But she seemed most excited to talk about the work of others.
"I'm taken aback by how amazing theirs are," said Temple, who said she will consider a minor in photography in college. "Seeing theirs makes me want to take classes to learn how to be like them."
Temple specifically liked the work of Sarah Schwartz, a Baltimore resident who would not describe herself as a professional artist but was more seasoned than her colleagues.
Twice Schwartz has been the featured artist on display at the Atwater's location in the north Baltimore neighborhood of Belvedere Square.
"It feels like home at this point," said Schwartz, a three-year veteran worker of Atwater's, which has two other locations in Towson.
Asked how she liked sharing the spotlight, Schwartz said, "I'm appreciating how everyone's artwork here compliments each person."
Having the art come from within the company's talent pool fits the bakery's theme because owner Ned Atwater likes to keep things local.
The Catonsville resident said he buys as many ingredients as possible from local farmers.
He said even the pottery used at the store comes from craftsmen in the area.
"It's just a much better feeling, even if it doesn't save us money," said Atwater, who admitted that buying locally often is more expensive.

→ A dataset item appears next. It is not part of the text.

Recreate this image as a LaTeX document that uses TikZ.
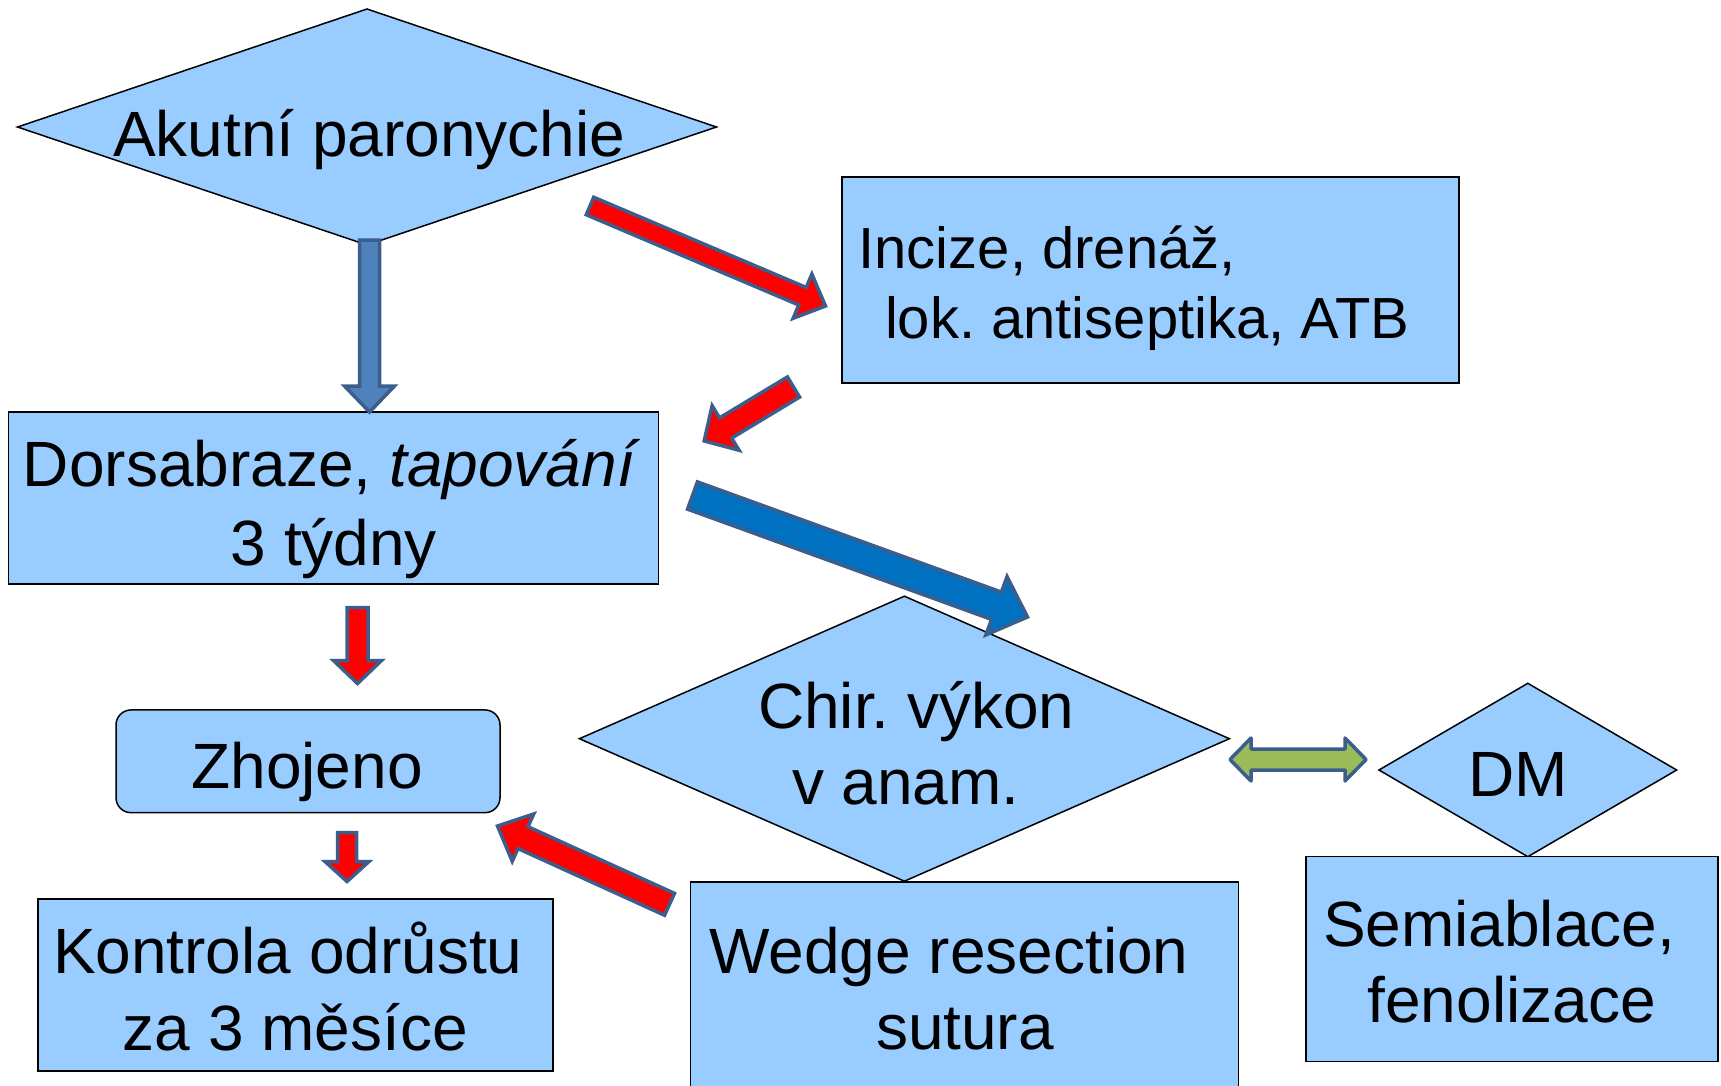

In the Catonsville bakery's 18-month history, Atwater said it has displayed the works of several local professional artists who hoped to make a sale.

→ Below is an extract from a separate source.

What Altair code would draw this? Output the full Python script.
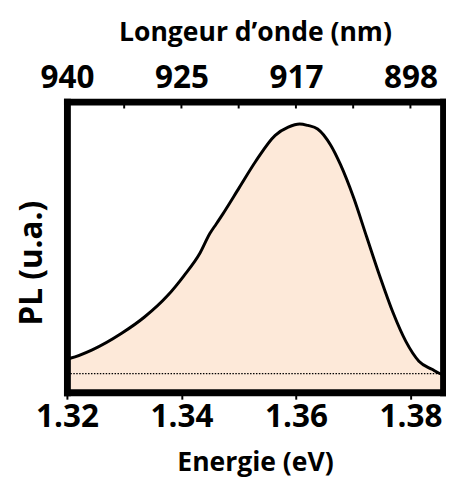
import altair as alt
import pandas as pd

# Photoluminescence spectrum (arbitrary units, 0 = bottom of frame, 1 = top)
energy = [1.3200, 1.32071, 1.32442, 1.32956, 1.33355, 1.33755, 1.34040, 1.34325,
          1.34496, 1.34611, 1.34725, 1.35010, 1.35295, 1.35638, 1.35866, 1.36066,
          1.36208, 1.36379, 1.36608, 1.36779, 1.37007, 1.37235, 1.37464, 1.37692,
          1.37920, 1.38148, 1.38377, 1.38548, 1.38570]
intensity = [0.115, 0.118, 0.146, 0.203, 0.259, 0.332, 0.400, 0.479,
             0.546, 0.580, 0.614, 0.704, 0.794, 0.884, 0.912, 0.923,
             0.918, 0.906, 0.850, 0.783, 0.670, 0.535, 0.400, 0.276,
             0.175, 0.107, 0.079, 0.062, 0.061]
baseline_level = [0.064]

energy_ticks = [1.32, 1.34, 1.36, 1.38]
energy_labels = ["1.32", "1.34", "1.36", "1.38"]
wavelength_labels = ["940", "925", "917", "898"]
inner_ticks = [1.33, 1.34, 1.35, 1.36, 1.37, 1.38]
x_domain = [1.32, 1.3857]

df = pd.DataFrame({"E": energy, "PL": intensity})
base_df = pd.DataFrame({"level": baseline_level})
ticks_df = pd.DataFrame({"t": inner_ticks})

W, H = 383, 296
FONT = "Open Sans"
FILL = "#FDE9D9"

x_scale = alt.Scale(domain=x_domain, nice=False, zero=False)
y_scale = alt.Scale(domain=[0, 1], nice=False, zero=False)

top_expr = " : ".join(
    f"abs(datum.value - {t}) < 1e-6 ? '{l}'" for t, l in zip(energy_ticks, wavelength_labels)
) + " : ''"
bottom_expr = " : ".join(
    f"abs(datum.value - {t}) < 1e-6 ? '{l}'" for t, l in zip(energy_ticks, energy_labels)
) + " : ''"

frame = dict(domain=True, domainColor="black", domainWidth=7, domainCap="square",
             grid=False, zindex=1)

area = alt.Chart(df).mark_area(color=FILL, opacity=1, clip=True, interpolate="monotone").encode(
    x=alt.X("E:Q", scale=x_scale,
            axis=alt.Axis(orient="bottom", values=energy_ticks, labelExpr=bottom_expr,
                          title="Energie (eV)", ticks=True, tickSize=7, tickWidth=2,
                          tickColor="black", labelFont=FONT, labelFontSize=32,
                          labelFontWeight="bold", labelColor="black", labelPadding=3,
                          labelFlush=False, labelOverlap=False, labelBaseline="top",
                          titleFont=FONT, titleFontSize=27, titleFontWeight="bold",
                          titleColor="black", titleY=80, titleBaseline="alphabetic",
                          **frame)),
    y=alt.Y("PL:Q", scale=y_scale,
            axis=alt.Axis(orient="left", labels=False, ticks=False, title="PL (u.a.)",
                          titleFont=FONT, titleFontSize=32, titleFontWeight="bold",
                          titleColor="black", titleAngle=-90, titleX=-26, titleY=164,
                          titleBaseline="alphabetic", titleAlign="center", **frame)),
)

line = alt.Chart(df).mark_line(color="black", strokeWidth=3, clip=True,
                               interpolate="monotone").encode(
    x=alt.X("E:Q", scale=x_scale,
            axis=alt.Axis(orient="top", values=energy_ticks, labelExpr=top_expr,
                          title="Longeur d\u2019onde (nm)", ticks=False, tickSize=0,
                          labelFont=FONT, labelFontSize=32, labelFontWeight="bold",
                          labelColor="black", labelPadding=14, labelFlush=False,
                          labelOverlap=False, labelBaseline="alphabetic",
                          titleFont=FONT, titleFontSize=27, titleFontWeight="bold",
                          titleColor="black", titleY=-62, titleBaseline="alphabetic",
                          **frame)),
    y=alt.Y("PL:Q", scale=y_scale,
            axis=alt.Axis(orient="right", labels=False, ticks=False, title=None, **frame)),
)

dotted = alt.Chart(base_df).mark_rule(color="black", strokeWidth=1.2, strokeDash=[1.5, 1.5]).encode(
    y=alt.Y("level:Q", scale=y_scale, axis=None)
)

inner = alt.Chart(ticks_df).mark_rule(color="black", strokeWidth=2).encode(
    x=alt.X("t:Q", scale=x_scale, axis=None),
    y=alt.value(0),
    y2=alt.value(7),
)

chart = alt.layer(area, dotted, line, inner).resolve_axis(
    x="independent", y="independent"
).properties(
    width=W, height=H,
    autosize=alt.AutoSizeParams(type="none"),
    padding={"left": 60, "top": 91, "right": 3, "bottom": 86},
    background="white",
).configure_view(stroke=None)

chart.save("out.html", embed_options={"renderer": "svg", "actions": False})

As he got to know his staff, he found that he had a wealth of artistic talent pouring coffee, and serving cookies and other treats.
"This is for fun," said Atwater, who noted the work of his staff impressed him. "They could sell them. Most of them are choosing not to."
Asked if any of her paintings of the underwater figures were for sale, Jackson hesitated.
"If the price is right," she eventually said with a laugh. "One or two of them are priceless."